I have written previously about solving the first problem on the Project Euler website using F# and Haskell.
The problem is to find the sum of the natural numbers that are divisible by 3 or 5 that are less than 1000. To solve this in F#, my first solution looked like this:
[0..999] |> List.filter (fun x -> x % 3 = 0 || x % 5 = 0) |> List.sum
This works. However, it was pointed out to me that using lists to generate the numbers below 1000 in my F# solution was memory hungry as the list will be created and stored in memory then piped to the filter and so on. The list is evaluated eagerly. This isn’t a problem with a small list like this, but it could create issues with more elements.
I took a look at sequences in F#, which are evaluated lazily. To get an idea of what this means, consider the sequence of natural numbers:
let countingNumbers = seq { for i in 1 .. System.Int32.MaxValue do printfn "Yielding: %d" i yield i }
If you are unfamiliar with lazy evaluation, it might look like this will create all the natural numbers up to System.Int32.MaxValue (2147483647) and print each number as it goes. However, if you run this with F# Interactive (aka fsi
), it creates a seq<int>
without printing anything out. At this point, the sequence is yet to be enumerated.
The ingenious thing about sequences is that we can work with them without enumerating them. Consider these lines:
let max = 999 let firstUpToMax = Seq.take max countingNumbers
The Seq.take
function allows us to take the first elements in a sequence. However, running these lines in fsi
does not cause the for
loop in the sequence above to be run. The print and yield statements are not run.
F#’s ability to delay enumeration is not limited to sequences. Queries also allow us to describe a sequence of numbers without enumerating them.
I define the following function that will be used to filter the sequence:
let isDivisibleBy3Or5 x = x % 3 = 0 || x % 5 = 0
and then create this query:
let divisibleBy3Or5 = query { for countingNumber in firstUpToMax do where (isDivisibleBy3Or5 countingNumber) select countingNumber }
Programmers who are familiar with SQL or LINQ should have no problem understanding this query. In plain English, we might say “we will go through the sequence and find the values that match the given criterion.” Note the use of the future tense. Running this code in fsi
does not result in enumeration of our sequence and the printing of the “Yielding…” lines.
I could find the sum of the numbers matching our criteria using a built in function like this:
let seqSum = Seq.sum divisibleBy3Or5
This will cause the sequence to be enumerated and finds the same sum as the list method above.
However, by defining the following function:
let noisySum total next = printfn "Adding %d to %d" next total total + next
I will be able to see the order in which the sequence is enumerated and when the values are pumped down the pipeline to be folded into the sum.
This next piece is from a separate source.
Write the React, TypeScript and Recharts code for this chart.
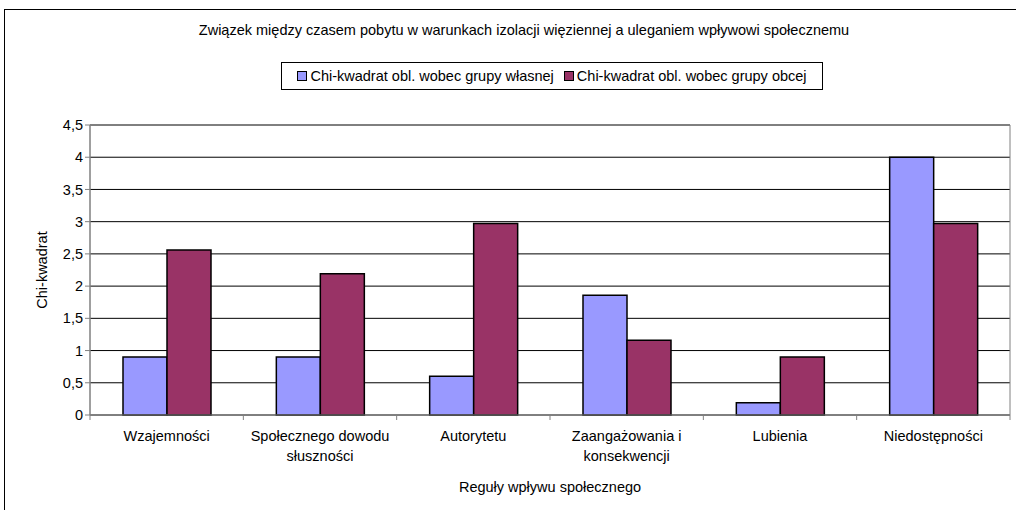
import { BarChart, Bar, XAxis, YAxis, CartesianGrid, Legend, ReferenceArea } from "recharts";

const categories = [
  "Wzajemności",
  "Społecznego dowodu\nsłuszności",
  "Autorytetu",
  "Zaangażowania i\nkonsekwencji",
  "Lubienia",
  "Niedostępności",
];
const wlasnej = [0.9, 0.9, 0.6, 1.86, 0.19, 4.0];
const obcej = [2.56, 2.19, 2.97, 1.16, 0.9, 2.97];
const yTicks = [0, 0.5, 1, 1.5, 2, 2.5, 3, 3.5, 4, 4.5];

const seriesNames = [
  "Chi-kwadrat obl. wobec grupy własnej",
  "Chi-kwadrat obl. wobec grupy obcej",
];
const colors = ["#9999FF", "#993366"];

const data = categories.map((c, i) => ({ name: c, wlasnej: wlasnej[i], obcej: obcej[i] }));

const FONT = "'Liberation Sans', Arial, sans-serif";
const FS = 14.5;
const BAND = 920 / categories.length;

function CategoryTick(props: any) {
  const { x, y, payload, index } = props;
  const lines = String(payload.value).split("\n");
  return (
    <g>
      <line x1={x - BAND / 2} y1={y - 8} x2={x - BAND / 2} y2={y - 3} stroke="#808080" />
      {index === categories.length - 1 && (
        <line x1={x + BAND / 2} y1={y - 8} x2={x + BAND / 2} y2={y - 3} stroke="#808080" />
      )}
      <text x={x} y={y + 18} textAnchor="middle" fontSize={FS} fill="#000" fontFamily={FONT}>
        {lines.map((l, i) => (
          <tspan key={i} x={x} dy={i === 0 ? 0 : 20}>
            {l}
          </tspan>
        ))}
      </text>
    </g>
  );
}

function LegendBox() {
  return (
    <div
      style={{
        border: "1px solid #000",
        height: 28,
        display: "flex",
        alignItems: "center",
        justifyContent: "center",
        gap: 10,
        fontFamily: FONT,
        fontSize: FS,
        background: "#fff",
        boxSizing: "border-box",
      }}
    >
      {seriesNames.map((n, i) => (
        <span key={n} style={{ display: "flex", alignItems: "center" }}>
          <span
            style={{
              display: "inline-block",
              width: 8,
              height: 8,
              background: colors[i],
              border: "1px solid #000",
              marginRight: 3,
            }}
          />
          {n}
        </span>
      ))}
    </div>
  );
}

export default function App() {
  return (
    <div style={{ position: "absolute", left: 0, top: 0, width: 1016, height: 510, overflow: "hidden", background: "#fff" }}>
      <div
        style={{
          position: "absolute",
          left: 4,
          top: 9,
          width: 1040,
          height: 540,
          border: "1px solid #000",
        }}
      />
      <div
        style={{
          position: "absolute",
          left: 124,
          top: 22,
          width: 800,
          textAlign: "center",
          fontFamily: FONT,
          fontSize: FS,
        }}
      >
        Związek między czasem pobytu w warunkach izolacji więziennej a uleganiem wpływowi społecznemu
      </div>
      <BarChart
        width={1016}
        height={510}
        data={data}
        margin={{ top: 125, right: 6, left: 30, bottom: 0 }}
        barCategoryGap={33}
        barGap={0}
        style={{ position: "absolute", left: 0, top: 0 }}
      >
        <CartesianGrid vertical={false} stroke="#000" />
        <XAxis
          dataKey="name"
          height={95}
          stroke="#808080"
          tickLine={false}
          interval={0}
          tick={<CategoryTick />}
          label={{ value: "Reguły wpływu społecznego", position: "insideBottom", offset: 18, fontSize: FS, fill: "#000", fontFamily: FONT }}
        />
        <YAxis
          width={60}
          domain={[0, 4.5]}
          ticks={yTicks}
          interval={0}
          stroke="#808080"
          tickSize={5}
          tick={{ fontSize: FS, fill: "#000", fontFamily: FONT }}
          tickFormatter={(v: number) => String(v).replace(".", ",")}
          label={{ value: "Chi-kwadrat", angle: -90, position: "insideLeft", offset: 12, fontSize: FS, fill: "#000", fontFamily: FONT, style: { textAnchor: "middle" } }}
        />
        <ReferenceArea y1={0} y2={4.5} fill="none" stroke="#808080" ifOverflow="visible" />
        <Legend
          verticalAlign="middle"
          wrapperStyle={{ top: 62, left: 281, width: 542, height: 28 }}
          content={() => <LegendBox />}
        />
        <Bar dataKey="wlasnej" name={seriesNames[0]} fill={colors[0]} stroke="#000" strokeWidth={1.5} isAnimationActive={false} />
        <Bar dataKey="obcej" name={seriesNames[1]} fill={colors[1]} stroke="#000" strokeWidth={1.5} isAnimationActive={false} />
      </BarChart>
    </div>
  );
}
let seqFoldSum = divisibleBy3Or5 |> Seq.fold noisySum 0
At this point we get the following out put at fsi
:
Yielding: 1 Yielding: 2 Yielding: 3 Adding 3 to 0 Yielding: 4 Yielding: 5 Adding 5 to 3 Yielding: 6 ... Yielding: 996 Adding 996 to 231173 Yielding: 997 Yielding: 998 Yielding: 999 Adding 999 to 232169 val seqFoldSum : int = 233168
Which clearly demonstrates the order of execution and that only the numbers that are divisible by 3 or 5 are added to the sum.
Does this make much difference to the memory usage? For this problem, this is not the bottle neck. The integers storing the sum of the numbers overflow before the input lists become large enough to use a lot of memory. However, passing values down the pipeline as they are yielded is somehow more pleasing to this programmer. Also, lazy evaluation means that enumerating the numbers and performing the mathematics do not take place until the result is actually needed. By creating a sequence and query, the programmer can create the code and pass it around the program without doing any heavy computation or using up much memory.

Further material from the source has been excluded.